Never straying too far from an unwavering female perspective, the aesthetic of the brand has always centred itself around sincere, unpretentious clothes that play with silhouettes and fluidity – that allow her to dance, run and twirl where ever she is. Or as the Fall 2024 collection notes read, “with a sense of ‘un-doneness'”.

Stating she designed this collection prior to her first, this capsule is all about laying the foundation of her era at the House. Bringing out core staples for her client, chic capes, lace blouses, leather trenches and structured denim come together to bring a timeless and yet seasonal offering.

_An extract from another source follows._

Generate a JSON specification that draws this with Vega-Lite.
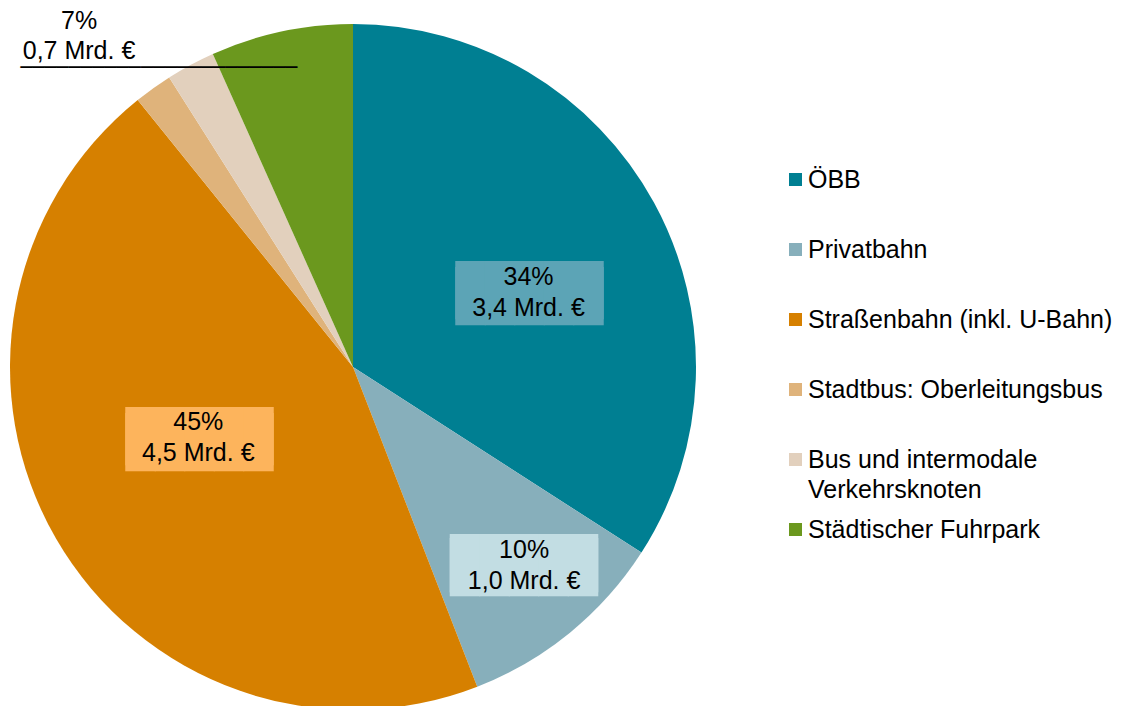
{
  "$schema": "https://vega.github.io/schema/vega-lite/v6.json",
  "width": 706,
  "height": 734,
  "autosize": {"type": "none"},
  "padding": {"left": 0, "top": 0, "right": 417, "bottom": 0},
  "background": "white",
  "config": {"view": {"stroke": null}, "text": {"font": "Liberation Sans"}},
  "data": {"values": [
    {"kategorie": "ÖBB", "anteil": 34.1, "order": 1, "beschriftung": "34%\n3,4 Mrd. €"},
    {"kategorie": "Privatbahn", "anteil": 10.0, "order": 2, "beschriftung": "10%\n1,0 Mrd. €"},
    {"kategorie": "Straßenbahn (inkl. U-Bahn)", "anteil": 45.1, "order": 3, "beschriftung": "45%\n4,5 Mrd. €"},
    {"kategorie": "Stadtbus: Oberleitungsbus", "anteil": 1.8, "order": 4, "beschriftung": "2%\n0,2 Mrd. €"},
    {"kategorie": "Bus und intermodale Verkehrsknoten", "anteil": 2.3, "order": 5, "beschriftung": "2%\n0,2 Mrd. €"},
    {"kategorie": "Städtischer Fuhrpark", "anteil": 6.7, "order": 6, "beschriftung": "7%\n0,7 Mrd. €"}
  ]},
  "encoding": {
    "theta": {"field": "anteil", "type": "quantitative", "stack": true},
    "order": {"field": "order", "type": "quantitative"}
  },
  "layer": [
    {
      "mark": {"type": "arc", "radius": 343},
      "encoding": {
        "color": {
          "field": "kategorie", "type": "nominal",
          "scale": {
            "domain": ["ÖBB", "Privatbahn", "Straßenbahn (inkl. U-Bahn)", "Stadtbus: Oberleitungsbus", "Bus und intermodale Verkehrsknoten", "Städtischer Fuhrpark"],
            "range": ["#007F92", "#87AFBB", "#D68000", "#DFB37B", "#E2D0BD", "#6B981E"]
          },
          "legend": {
            "title": null,
            "orient": "none",
            "legendX": 783,
            "legendY": 167,
            "symbolType": "square",
            "symbolSize": 169,
            "symbolStrokeWidth": 0,
            "labelFont": "Liberation Sans",
            "labelFontSize": 25,
            "labelColor": "black",
            "labelOffset": 0,
            "labelLimit": 500,
            "gridAlign": "all",
            "rowPadding": 14,
            "labelExpr": "datum.label == 'Bus und intermodale Verkehrsknoten' ? ['Bus und intermodale', 'Verkehrsknoten'] : datum.label",
            "encode": {"labels": {"update": {"lineHeight": {"value": 30}}}}
          }
        }
      }
    },
    {
      "mark": {"type": "text", "font": "DejaVu Sans Mono", "fontSize": 49, "lineHeight": 6, "baseline": "alphabetic", "align": "center", "radius": 192, "dx": 8, "dy": 31.5, "color": "#5CA4B6"},
      "encoding": {"text": {"condition": {"test": "datum.order === 1", "value": ["█████", "█████"]}, "value": ""}}
    },
    {
      "mark": {"type": "text", "font": "DejaVu Sans Mono", "fontSize": 49, "lineHeight": 4, "baseline": "alphabetic", "align": "center", "radius": 261, "dx": 6, "dy": 10.8, "color": "#C2DDE3"},
      "encoding": {"text": {"condition": {"test": "datum.order === 2", "value": ["█████", "█████"]}, "value": ""}}
    },
    {
      "mark": {"type": "text", "font": "DejaVu Sans Mono", "fontSize": 49, "lineHeight": 6, "baseline": "alphabetic", "align": "center", "radius": 170, "dx": -6.4, "dy": 0.8, "color": "#FDB45C"},
      "encoding": {"text": {"condition": {"test": "datum.order === 3", "value": ["█████", "█████"]}, "value": ""}}
    },
    {
      "mark": {"type": "text", "fontSize": 25, "lineHeight": 30.5, "lineBreak": "\n", "baseline": "alphabetic", "align": "center", "radius": 192, "dx": 7, "dy": 10, "color": "black"},
      "encoding": {"text": {"condition": {"test": "datum.order === 1", "field": "beschriftung"}, "value": ""}}
    },
    {
      "mark": {"type": "text", "fontSize": 25, "lineHeight": 30.5, "lineBreak": "\n", "baseline": "alphabetic", "align": "center", "radius": 261, "dx": 6, "dy": -10.9, "color": "black"},
      "encoding": {"text": {"condition": {"test": "datum.order === 2", "field": "beschriftung"}, "value": ""}}
    },
    {
      "mark": {"type": "text", "fontSize": 25, "lineHeight": 30.5, "lineBreak": "\n", "baseline": "alphabetic", "align": "center", "radius": 170, "dx": -7.6, "dy": -22, "color": "black"},
      "encoding": {"text": {"condition": {"test": "datum.order === 3", "field": "beschriftung"}, "value": ""}}
    },
    {
      "mark": {"type": "text", "fontSize": 25, "lineHeight": 30.5, "lineBreak": "\n", "baseline": "alphabetic", "align": "center", "radius": 343, "dx": -202.3, "dy": -2.6, "color": "black"},
      "encoding": {"text": {"condition": {"test": "datum.order === 6", "field": "beschriftung"}, "value": ""}}
    },
    {
      "mark": {"type": "text", "font": "DejaVu Sans Mono", "fontSize": 20, "baseline": "alphabetic", "align": "center", "radius": 343, "dx": -122.4, "dy": 42.2, "color": "black"},
      "encoding": {"text": {"condition": {"test": "datum.order === 6", "value": "───────────────────────"}, "value": ""}}
    }
  ]
}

Accessories are as important as clothes with 70s inspired boots, clog and wedges arriving in naturally tanned leather – all made to be worn and age to become a part of an ever evolving narrative of the wearer.

With a hope of reigniting the relevance of the brand, the designer is paving a distinctive path through today’s landscape of glitz and glamour with the focus on radiant, natural beauty that appeals to all ages.

“I hope to anticipate how women want to feel today. I want to make Chloé women feel like themselves and touch them with Chloé’s spirit and vitality”, explains Kamali. “It’s about capturing all our opposites and contradictions in a wardrobe full of joy, intuition, and freedom”.